Entendo que se a maternidade é uma contingência biossocial já que projeta impacto orgânico e social, e que suas causas originárias de proteção tanto abrange questões de ordem médica uma vez que a concessão do benefício salário-maternidade pode ser precedida ao parto (28 dias) já que os índices de mortalidade materna e infantil eram enormes quando não havia esse descanso prévio; como questões de ordem social, que é a proteção após o parto sem perdas financeiras.
Daí partindo do pressuposto de que a proteção salário-maternidade se dá antes e depois do parto, tanto a mãe gestacional como a mãe biológica fazem “jus” ao percebimento do benefício, mas não em períodos concomitantes, e minha sugestão é de que o período que antecede o parto (28 dias) e parte do período gozo pós parto (30 dias) seja concedido a mãe gestacional e o restante a mãe biológica.
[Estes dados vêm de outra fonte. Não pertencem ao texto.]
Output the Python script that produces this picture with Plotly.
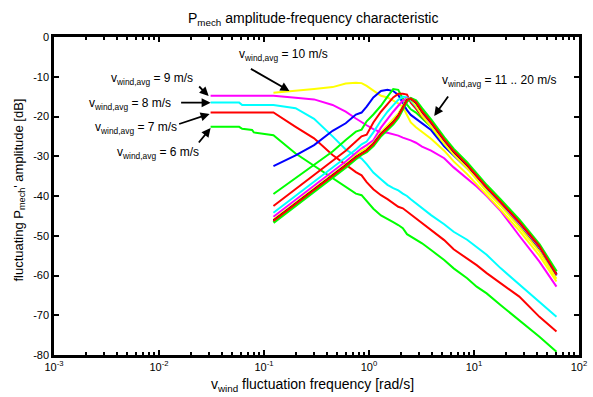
import plotly.graph_objects as go

# Frequency grids [rad/s]
freq_low = [0.031, 0.058, 0.062, 0.077, 0.080, 0.092, 0.123, 0.2, 0.3, 0.45, 0.6, 0.75,
            0.85, 0.95, 1.1, 1.3, 1.5, 1.7, 1.9, 2.1, 2.3, 2.5, 2.8, 3.2, 3.9, 5.2, 6.4,
            8.6, 10.6, 13.2, 18, 27, 42, 61]
freq_high = [0.123, 0.2, 0.3, 0.45, 0.6, 0.75, 0.85, 0.95, 1.1, 1.3, 1.5, 1.7, 1.9, 2.1,
             2.3, 2.5, 2.8, 3.2, 3.9, 5.2, 6.4, 8.6, 10.6, 13.2, 18, 27, 42, 61]

# Amplitude [dB] for each mean wind speed (low speeds on freq_low)
amp_v06 = [-22.6, -22.6, -23.1, -23.4, -24.0, -24.2, -24.7, -29.3, -32.4, -35.5, -37.7, -39.4,
           -39.8, -41.3, -43.2, -44.9, -45.9, -46.6, -47.3, -48.1, -49.6, -50.2, -50.9, -51.9,
           -53.6, -56.1, -58.2, -60.7, -62.8, -64.5, -67.5, -71.2, -75.4, -79.2]
amp_v07 = [-19.0, -19.0, -19.0, -19.0, -19.0, -19.0, -19.0, -22.6, -25.5, -29.7, -32.2, -34.0,
           -34.8, -36.5, -38.3, -39.8, -40.8, -41.7, -42.7, -43.1, -43.9, -44.6, -45.7, -47.0,
           -48.6, -51.1, -53.4, -55.7, -57.4, -59.4, -62.0, -65.3, -70.4, -74.1]
amp_v08 = [-16.5, -16.5, -17.1, -17.1, -17.1, -17.1, -17.1, -17.9, -20.6, -25.0, -28.3, -29.9,
           -30.6, -32.0, -34.1, -35.8, -37.2, -38.0, -38.6, -39.4, -40.0, -40.8, -41.8, -43.1,
           -44.8, -47.1, -49.0, -51.0, -52.8, -54.8, -58.2, -62.2, -66.5, -70.4]
amp_v09 = [-14.8, -14.8, -14.8, -14.8, -14.8, -14.8, -14.8, -15.3, -15.7, -17.1, -18.8, -20.5,
           -21.3, -22.2, -23.2, -24.0, -24.1, -24.4, -24.8, -25.3, -25.6, -26.0, -26.6, -27.6,
           -28.6, -30.5, -32.8, -35.5, -37.6, -40.0, -43.8, -50.0, -56.5, -62.8]

# Higher speeds on freq_high
amp_v10 = [-14.0, -13.6, -13.1, -12.6, -11.7, -11.5, -11.6, -12.3, -13.5, -14.8, -15.2, -16.0,
           -16.7, -17.6, -19.5, -21.5, -22.7, -23.8, -25.6, -28.6, -31.3, -34.5, -37.0, -39.6,
           -43.5, -48.7, -55.0, -61.5]
amp_v11 = [-32.5, -29.8, -27.2, -23.6, -21.7, -19.5, -19.0, -17.5, -15.2, -13.6, -13.3, -13.6,
           -14.6, -16.8, -18.4, -19.6, -20.6, -21.8, -23.4, -27.5, -29.8, -33.0, -35.3, -38.0,
           -42.0, -47.5, -53.5, -60.0]
amp_v12 = [-39.5, -35.5, -32.0, -28.8, -25.9, -23.8, -23.3, -21.2, -19.5, -17.3, -15.0, -13.1,
           -13.3, -15.5, -17.0, -18.2, -19.0, -20.5, -22.6, -26.8, -29.5, -32.8, -35.5, -38.2,
           -42.0, -47.0, -53.0, -59.8]
amp_v13 = [-42.5, -38.3, -34.8, -31.3, -28.6, -26.3, -25.0, -24.6, -21.5, -18.8, -16.9, -15.2,
           -14.3, -14.3, -14.5, -16.5, -18.0, -20.0, -22.3, -26.5, -29.3, -32.6, -35.3, -38.2,
           -41.9, -46.9, -52.9, -59.8]
amp_v14 = [-44.2, -40.0, -36.5, -33.0, -30.3, -28.3, -27.0, -26.3, -24.0, -21.0, -18.8, -17.2,
           -15.8, -15.0, -15.2, -16.0, -17.5, -19.6, -22.0, -26.3, -29.1, -32.5, -35.2, -38.1,
           -41.8, -46.8, -52.8, -59.6]
amp_v15 = [-45.2, -41.0, -37.5, -34.0, -31.3, -29.2, -28.0, -27.2, -26.0, -22.8, -20.5, -18.8,
           -17.3, -16.0, -15.4, -15.6, -17.0, -19.3, -21.8, -26.2, -29.0, -32.4, -35.2, -38.0,
           -41.7, -46.8, -52.8, -59.8]
amp_v16 = [-45.9, -41.7, -38.2, -34.7, -32.0, -29.8, -28.7, -28.0, -26.6, -24.0, -22.3, -20.8,
           -19.3, -17.3, -15.6, -15.6, -17.2, -19.8, -22.5, -26.8, -29.6, -33.0, -35.8, -38.8,
           -42.5, -47.8, -54.0, -60.8]
amp_v17 = [-46.2, -42.0, -38.5, -35.0, -32.3, -30.2, -29.2, -28.5, -26.9, -24.4, -22.8, -21.4,
           -19.8, -17.8, -15.8, -15.5, -16.5, -18.8, -21.5, -25.9, -28.8, -32.2, -35.0, -37.8,
           -41.5, -46.5, -52.6, -59.7]
amp_v18 = [-46.4, -42.2, -38.7, -35.2, -32.5, -30.4, -29.4, -28.7, -27.1, -24.6, -23.0, -21.6,
           -20.0, -18.0, -16.0, -15.5, -16.3, -18.5, -21.2, -25.7, -28.6, -32.0, -34.9, -37.7,
           -41.4, -46.4, -52.5, -59.6]
amp_v19 = [-46.7, -42.5, -39.0, -35.5, -32.8, -30.7, -29.6, -28.9, -27.4, -24.9, -23.3, -21.9,
           -20.3, -18.3, -16.2, -15.4, -16.0, -18.0, -20.8, -25.3, -28.2, -31.6, -34.5, -37.3,
           -41.0, -46.0, -52.2, -59.0]
amp_v20 = [-46.3, -42.1, -38.6, -35.1, -32.4, -30.3, -29.3, -28.6, -27.0, -24.5, -22.9, -21.5,
           -19.9, -17.9, -15.9, -15.5, -16.4, -18.7, -21.4, -25.8, -28.7, -32.1, -34.9, -37.8,
           -41.5, -46.5, -52.6, -59.7]

speeds = [6, 7, 8, 9, 10, 11, 12, 13, 14, 15, 16, 17, 18, 19, 20]
colors = ["#00ff00", "#ff0000", "#00ffff", "#ff00ff", "#ffff00", "#0000ff", "#00ff00",
          "#ff0000", "#00ffff", "#ff00ff", "#ffff00", "#000000", "#0000ff", "#00ff00", "#ff0000"]
amps = [amp_v06, amp_v07, amp_v08, amp_v09, amp_v10, amp_v11, amp_v12, amp_v13, amp_v14,
        amp_v15, amp_v16, amp_v17, amp_v18, amp_v19, amp_v20]

x_ticks = [1e-3, 1e-2, 1e-1, 1e0, 1e1, 1e2]
x_ticktext = ["10<sup>-3</sup>", "10<sup>-2</sup>", "10<sup>-1</sup>", "10<sup>0</sup>",
              "10<sup>1</sup>", "10<sup>2</sup>"]
y_ticks = [0, -10, -20, -30, -40, -50, -60, -70, -80]
y_ticktext = ["0", "-10", "-20", "-30", "-40", "-50", "-60", "-70", "-80"]

FONT = "Liberation Sans, Arial, sans-serif"
W, H = 593, 397
ML, MR, MT, MB = 54, 6, 37, 42

fig = go.Figure()
for v, amp, col in zip(speeds, amps, colors):
    fr = freq_low if v < 10 else freq_high
    fig.add_trace(go.Scatter(x=fr, y=amp, mode="lines", name=f"{v} m/s",
                             line=dict(color=col, width=2 if v != 19 else 2.6),
                             showlegend=False, hoverinfo="skip"))

minor_vals = [m * 10 ** e for e in range(-3, 2) for m in range(2, 10)]

fig.update_xaxes(type="log", range=[-3, 2], tickmode="array", tickvals=x_ticks,
                 ticktext=x_ticktext, ticks="inside", ticklen=5, tickwidth=2,
                 tickcolor="black", showline=True, linewidth=2.5, linecolor="black",
                 mirror="ticks", showgrid=False, zeroline=False,
                 tickfont=dict(family=FONT, size=11, color="black"),
                 minor=dict(tickvals=minor_vals, ticks="inside", ticklen=3, tickwidth=2,
                            tickcolor="black", showgrid=False))
fig.update_yaxes(range=[-80, 0], tickmode="array", tickvals=y_ticks, ticktext=y_ticktext,
                 ticks="inside", ticklen=5, tickwidth=2, tickcolor="black", showline=True,
                 linewidth=2.5, linecolor="black", mirror="ticks", showgrid=False,
                 zeroline=False, tickfont=dict(family=FONT, size=11, color="black"))


def px(x, y):
    """Pixel position in the page -> paper coordinates."""
    return (x - ML) / (W - ML - MR), 1 - (y - MT) / (H - MT - MB)


annotations = []


def label(text, x, y, size=12, xanchor="left", angle=0):
    xp, yp = px(x, y)
    annotations.append(dict(text=text, x=xp, y=yp, xref="paper", yref="paper",
                            xanchor=xanchor, yanchor="middle", showarrow=False,
                            textangle=angle,
                            font=dict(family=FONT, size=size, color="black")))


def arrow(tip, tail):
    xp, yp = px(*tip)
    annotations.append(dict(text="", x=xp, y=yp, xref="paper", yref="paper",
                            ax=tail[0] - tip[0], ay=tail[1] - tip[1],
                            axref="pixel", ayref="pixel", showarrow=True,
                            arrowhead=2, arrowsize=1.0, arrowwidth=1.8,
                            arrowcolor="black"))


sub = "<sub>wind,avg</sub>"
label(f"v{sub} = 10 m/s", 240, 55)
label(f"v{sub} = 9 m/s", 110, 79)
label(f"v{sub} = 8 m/s", 88, 104)
label(f"v{sub} = 7 m/s", 94, 128)
label(f"v{sub} = 6 m/s", 116, 153)
label(f"v{sub} = 11 .. 20 m/s", 446, 81)

arrow((293, 91), (253, 68))
arrow((211, 96), (200, 85))
arrow((213, 102.7), (182, 102.7))
arrow((212, 114), (180, 124.5))
arrow((213, 128), (200, 144))
arrow((440, 116), (455, 95))

# Title and axis titles
label("P<sub>mech</sub> amplitude-frequency characteristic", 317, 19, size=14, xanchor="center")
label("v<sub>wind</sub> fluctuation frequency [rad/s]", 316, 385, size=14, xanchor="center")
label("fluctuating P<sub>mech</sub>' amplitude [dB]", 18, 190, size=13, xanchor="center",
      angle=-90)

fig.update_layout(width=W, height=H, margin=dict(l=ML, r=MR, t=MT, b=MB),
                  plot_bgcolor="white", paper_bgcolor="white",
                  annotations=annotations, showlegend=False)

fig.write_html("out.html")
É de se consignar aqui que durante o percebimento do salário-maternidade, a segurada está proibida de desenvolver trabalho remunerado, pois isto está em desacordo com o objetivo da proteção à maternidade, que além da recuperação físico-psíquica deve haver a prestação de cuidado ao filho estabelecendo assim os vínculos afetivos.
Conclusão
Diante da situação fática inicialmente abordada, e se o objetivo da proteção previdenciária é o alcance da justiça social, as regras previdenciárias a respeito da proteção salário-maternidade precisam ser revistas para se adequarem a realidade, daí entendemos que tanto a mãe gestacional como a mãe biológica fazem “jus” ao benefício salário-maternidade, tal qual exposto neste artigo, e que a ausência de norma legislativa regulamentando referida matéria não pode servir como obstáculo a implementação da justiça social.
Bibliografia
BALERA, Wagner. Noções Preliminares de Direito Previdenciário. Editora Quartier Latin 2ª Edição – 2010. São Paulo.
________, Sistema de Seguridade Social. Editora LTr 7ª Edição – 2014. São Paulo.
COIMBRA, Feijó. Direito Previdenciário Brasileiro. Editora Edições Trabalhistas 11ª Edição – 2001. Rio de Janeiro.
HORVATH JR, Miguel. Salário Maternidade. Editora Quartier Latin – 2004. São Paulo.
________, Direito Previdenciário Editora Quartier Latin 10ª Edição 2014.